# THE RECORDS:
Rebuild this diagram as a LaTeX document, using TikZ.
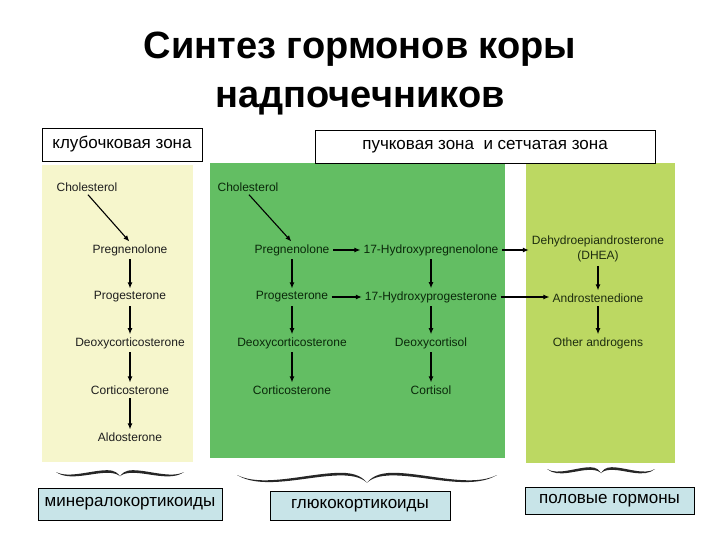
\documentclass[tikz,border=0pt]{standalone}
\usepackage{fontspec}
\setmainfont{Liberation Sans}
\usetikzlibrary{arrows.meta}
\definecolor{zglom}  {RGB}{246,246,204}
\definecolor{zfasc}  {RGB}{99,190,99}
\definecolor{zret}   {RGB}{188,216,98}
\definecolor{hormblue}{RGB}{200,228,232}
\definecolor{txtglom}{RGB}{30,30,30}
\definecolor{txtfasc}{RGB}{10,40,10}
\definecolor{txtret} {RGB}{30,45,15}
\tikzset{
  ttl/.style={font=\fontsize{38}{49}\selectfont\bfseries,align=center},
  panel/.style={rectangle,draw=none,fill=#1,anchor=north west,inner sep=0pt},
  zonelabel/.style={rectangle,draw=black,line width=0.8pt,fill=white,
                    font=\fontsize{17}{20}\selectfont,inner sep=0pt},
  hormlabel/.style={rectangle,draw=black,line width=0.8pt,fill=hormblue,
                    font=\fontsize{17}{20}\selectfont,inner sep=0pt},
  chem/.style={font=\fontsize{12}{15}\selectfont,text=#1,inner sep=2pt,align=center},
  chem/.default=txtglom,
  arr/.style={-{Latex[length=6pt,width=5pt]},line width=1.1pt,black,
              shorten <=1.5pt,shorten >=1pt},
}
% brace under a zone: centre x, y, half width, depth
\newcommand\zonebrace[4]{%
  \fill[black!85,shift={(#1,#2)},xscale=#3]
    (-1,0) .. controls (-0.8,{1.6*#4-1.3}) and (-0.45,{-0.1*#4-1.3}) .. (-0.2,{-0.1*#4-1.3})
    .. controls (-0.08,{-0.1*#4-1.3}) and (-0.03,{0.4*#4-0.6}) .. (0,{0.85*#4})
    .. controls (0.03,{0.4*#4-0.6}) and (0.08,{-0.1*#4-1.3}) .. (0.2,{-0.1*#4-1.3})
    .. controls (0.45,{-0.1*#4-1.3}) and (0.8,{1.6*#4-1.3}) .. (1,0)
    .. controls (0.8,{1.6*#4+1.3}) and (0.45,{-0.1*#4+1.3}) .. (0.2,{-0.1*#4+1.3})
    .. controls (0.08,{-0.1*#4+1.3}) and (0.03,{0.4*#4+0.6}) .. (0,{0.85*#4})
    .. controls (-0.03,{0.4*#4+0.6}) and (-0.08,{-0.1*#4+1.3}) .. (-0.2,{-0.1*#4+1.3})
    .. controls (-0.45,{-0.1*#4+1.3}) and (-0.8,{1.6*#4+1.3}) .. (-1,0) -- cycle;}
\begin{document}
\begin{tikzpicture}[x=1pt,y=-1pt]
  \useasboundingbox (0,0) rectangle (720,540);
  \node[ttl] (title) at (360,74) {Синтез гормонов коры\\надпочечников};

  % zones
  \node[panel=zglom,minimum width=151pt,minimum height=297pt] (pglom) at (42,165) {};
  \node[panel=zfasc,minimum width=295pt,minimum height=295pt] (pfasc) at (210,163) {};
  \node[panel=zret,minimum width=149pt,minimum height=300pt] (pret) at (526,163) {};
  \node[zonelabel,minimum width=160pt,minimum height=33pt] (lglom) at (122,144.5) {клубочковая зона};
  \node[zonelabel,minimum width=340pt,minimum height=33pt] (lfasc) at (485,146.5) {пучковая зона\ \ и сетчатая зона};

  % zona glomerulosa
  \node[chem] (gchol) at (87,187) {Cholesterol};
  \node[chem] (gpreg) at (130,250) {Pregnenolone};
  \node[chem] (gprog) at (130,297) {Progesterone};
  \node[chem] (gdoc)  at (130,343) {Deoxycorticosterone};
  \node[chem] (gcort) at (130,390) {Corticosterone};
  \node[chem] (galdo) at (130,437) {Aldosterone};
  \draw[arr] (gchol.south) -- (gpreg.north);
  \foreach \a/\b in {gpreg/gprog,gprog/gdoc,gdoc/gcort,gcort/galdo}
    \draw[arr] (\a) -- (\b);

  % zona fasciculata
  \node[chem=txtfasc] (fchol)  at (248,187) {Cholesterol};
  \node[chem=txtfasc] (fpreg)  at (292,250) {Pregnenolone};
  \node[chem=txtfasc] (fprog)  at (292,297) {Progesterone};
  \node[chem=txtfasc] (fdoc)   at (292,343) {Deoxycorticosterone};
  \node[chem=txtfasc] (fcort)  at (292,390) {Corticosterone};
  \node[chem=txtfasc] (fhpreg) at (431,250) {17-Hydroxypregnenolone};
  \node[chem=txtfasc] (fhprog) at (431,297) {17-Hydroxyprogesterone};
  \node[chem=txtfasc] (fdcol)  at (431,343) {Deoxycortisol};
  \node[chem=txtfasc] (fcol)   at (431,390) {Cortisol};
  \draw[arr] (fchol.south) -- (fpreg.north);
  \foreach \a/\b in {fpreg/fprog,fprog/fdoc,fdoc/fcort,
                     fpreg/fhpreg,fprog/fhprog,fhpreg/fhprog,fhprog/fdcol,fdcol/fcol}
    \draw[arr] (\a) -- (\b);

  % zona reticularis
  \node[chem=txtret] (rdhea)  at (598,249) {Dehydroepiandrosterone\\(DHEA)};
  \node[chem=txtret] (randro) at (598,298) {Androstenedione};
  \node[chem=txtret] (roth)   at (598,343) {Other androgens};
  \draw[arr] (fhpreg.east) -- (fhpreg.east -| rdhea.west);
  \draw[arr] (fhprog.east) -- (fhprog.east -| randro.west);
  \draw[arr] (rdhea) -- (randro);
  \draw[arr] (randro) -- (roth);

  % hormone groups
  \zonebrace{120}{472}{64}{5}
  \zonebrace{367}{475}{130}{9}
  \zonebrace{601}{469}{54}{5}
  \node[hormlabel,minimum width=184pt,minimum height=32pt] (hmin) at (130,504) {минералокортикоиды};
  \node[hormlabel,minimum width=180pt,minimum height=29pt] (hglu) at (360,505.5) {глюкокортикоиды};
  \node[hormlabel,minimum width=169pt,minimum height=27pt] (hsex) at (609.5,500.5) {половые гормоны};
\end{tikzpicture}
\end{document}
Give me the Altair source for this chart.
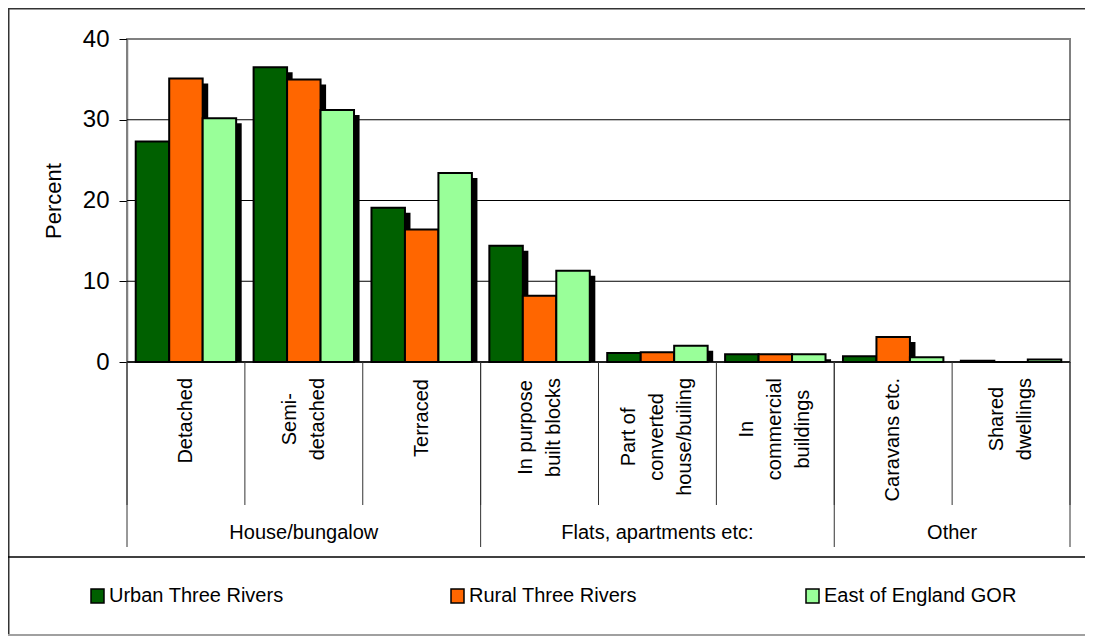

# INSTRUCTION:
Return the material exactly as given, apart from the pictures.

# CORRECT RESULT:
Rebuild this diagram as a LaTeX document, using TikZ.
\documentclass[tikz,border=0pt]{standalone}
\usepackage{fontspec}
\setmainfont{Liberation Sans}
\usetikzlibrary{arrows.meta}
\definecolor{zglom}  {RGB}{246,246,204}
\definecolor{zfasc}  {RGB}{99,190,99}
\definecolor{zret}   {RGB}{188,216,98}
\definecolor{hormblue}{RGB}{200,228,232}
\definecolor{txtglom}{RGB}{30,30,30}
\definecolor{txtfasc}{RGB}{10,40,10}
\definecolor{txtret} {RGB}{30,45,15}
\tikzset{
  ttl/.style={font=\fontsize{38}{49}\selectfont\bfseries,align=center},
  panel/.style={rectangle,draw=none,fill=#1,anchor=north west,inner sep=0pt},
  zonelabel/.style={rectangle,draw=black,line width=0.8pt,fill=white,
                    font=\fontsize{17}{20}\selectfont,inner sep=0pt},
  hormlabel/.style={rectangle,draw=black,line width=0.8pt,fill=hormblue,
                    font=\fontsize{17}{20}\selectfont,inner sep=0pt},
  chem/.style={font=\fontsize{12}{15}\selectfont,text=#1,inner sep=2pt,align=center},
  chem/.default=txtglom,
  arr/.style={-{Latex[length=6pt,width=5pt]},line width=1.1pt,black,
              shorten <=1.5pt,shorten >=1pt},
}
% brace under a zone: centre x, y, half width, depth
\newcommand\zonebrace[4]{%
  \fill[black!85,shift={(#1,#2)},xscale=#3]
    (-1,0) .. controls (-0.8,{1.6*#4-1.3}) and (-0.45,{-0.1*#4-1.3}) .. (-0.2,{-0.1*#4-1.3})
    .. controls (-0.08,{-0.1*#4-1.3}) and (-0.03,{0.4*#4-0.6}) .. (0,{0.85*#4})
    .. controls (0.03,{0.4*#4-0.6}) and (0.08,{-0.1*#4-1.3}) .. (0.2,{-0.1*#4-1.3})
    .. controls (0.45,{-0.1*#4-1.3}) and (0.8,{1.6*#4-1.3}) .. (1,0)
    .. controls (0.8,{1.6*#4+1.3}) and (0.45,{-0.1*#4+1.3}) .. (0.2,{-0.1*#4+1.3})
    .. controls (0.08,{-0.1*#4+1.3}) and (0.03,{0.4*#4+0.6}) .. (0,{0.85*#4})
    .. controls (-0.03,{0.4*#4+0.6}) and (-0.08,{-0.1*#4+1.3}) .. (-0.2,{-0.1*#4+1.3})
    .. controls (-0.45,{-0.1*#4+1.3}) and (-0.8,{1.6*#4+1.3}) .. (-1,0) -- cycle;}
\begin{document}
\begin{tikzpicture}[x=1pt,y=-1pt]
  \useasboundingbox (0,0) rectangle (720,540);
  \node[ttl] (title) at (360,74) {Синтез гормонов коры\\надпочечников};

  % zones
  \node[panel=zglom,minimum width=151pt,minimum height=297pt] (pglom) at (42,165) {};
  \node[panel=zfasc,minimum width=295pt,minimum height=295pt] (pfasc) at (210,163) {};
  \node[panel=zret,minimum width=149pt,minimum height=300pt] (pret) at (526,163) {};
  \node[zonelabel,minimum width=160pt,minimum height=33pt] (lglom) at (122,144.5) {клубочковая зона};
  \node[zonelabel,minimum width=340pt,minimum height=33pt] (lfasc) at (485,146.5) {пучковая зона\ \ и сетчатая зона};

  % zona glomerulosa
  \node[chem] (gchol) at (87,187) {Cholesterol};
  \node[chem] (gpreg) at (130,250) {Pregnenolone};
  \node[chem] (gprog) at (130,297) {Progesterone};
  \node[chem] (gdoc)  at (130,343) {Deoxycorticosterone};
  \node[chem] (gcort) at (130,390) {Corticosterone};
  \node[chem] (galdo) at (130,437) {Aldosterone};
  \draw[arr] (gchol.south) -- (gpreg.north);
  \foreach \a/\b in {gpreg/gprog,gprog/gdoc,gdoc/gcort,gcort/galdo}
    \draw[arr] (\a) -- (\b);

  % zona fasciculata
  \node[chem=txtfasc] (fchol)  at (248,187) {Cholesterol};
  \node[chem=txtfasc] (fpreg)  at (292,250) {Pregnenolone};
  \node[chem=txtfasc] (fprog)  at (292,297) {Progesterone};
  \node[chem=txtfasc] (fdoc)   at (292,343) {Deoxycorticosterone};
  \node[chem=txtfasc] (fcort)  at (292,390) {Corticosterone};
  \node[chem=txtfasc] (fhpreg) at (431,250) {17-Hydroxypregnenolone};
  \node[chem=txtfasc] (fhprog) at (431,297) {17-Hydroxyprogesterone};
  \node[chem=txtfasc] (fdcol)  at (431,343) {Deoxycortisol};
  \node[chem=txtfasc] (fcol)   at (431,390) {Cortisol};
  \draw[arr] (fchol.south) -- (fpreg.north);
  \foreach \a/\b in {fpreg/fprog,fprog/fdoc,fdoc/fcort,
                     fpreg/fhpreg,fprog/fhprog,fhpreg/fhprog,fhprog/fdcol,fdcol/fcol}
    \draw[arr] (\a) -- (\b);

  % zona reticularis
  \node[chem=txtret] (rdhea)  at (598,249) {Dehydroepiandrosterone\\(DHEA)};
  \node[chem=txtret] (randro) at (598,298) {Androstenedione};
  \node[chem=txtret] (roth)   at (598,343) {Other androgens};
  \draw[arr] (fhpreg.east) -- (fhpreg.east -| rdhea.west);
  \draw[arr] (fhprog.east) -- (fhprog.east -| randro.west);
  \draw[arr] (rdhea) -- (randro);
  \draw[arr] (randro) -- (roth);

  % hormone groups
  \zonebrace{120}{472}{64}{5}
  \zonebrace{367}{475}{130}{9}
  \zonebrace{601}{469}{54}{5}
  \node[hormlabel,minimum width=184pt,minimum height=32pt] (hmin) at (130,504) {минералокортикоиды};
  \node[hormlabel,minimum width=180pt,minimum height=29pt] (hglu) at (360,505.5) {глюкокортикоиды};
  \node[hormlabel,minimum width=169pt,minimum height=27pt] (hsex) at (609.5,500.5) {половые гормоны};
\end{tikzpicture}
\end{document}
Give me the Altair source for this chart.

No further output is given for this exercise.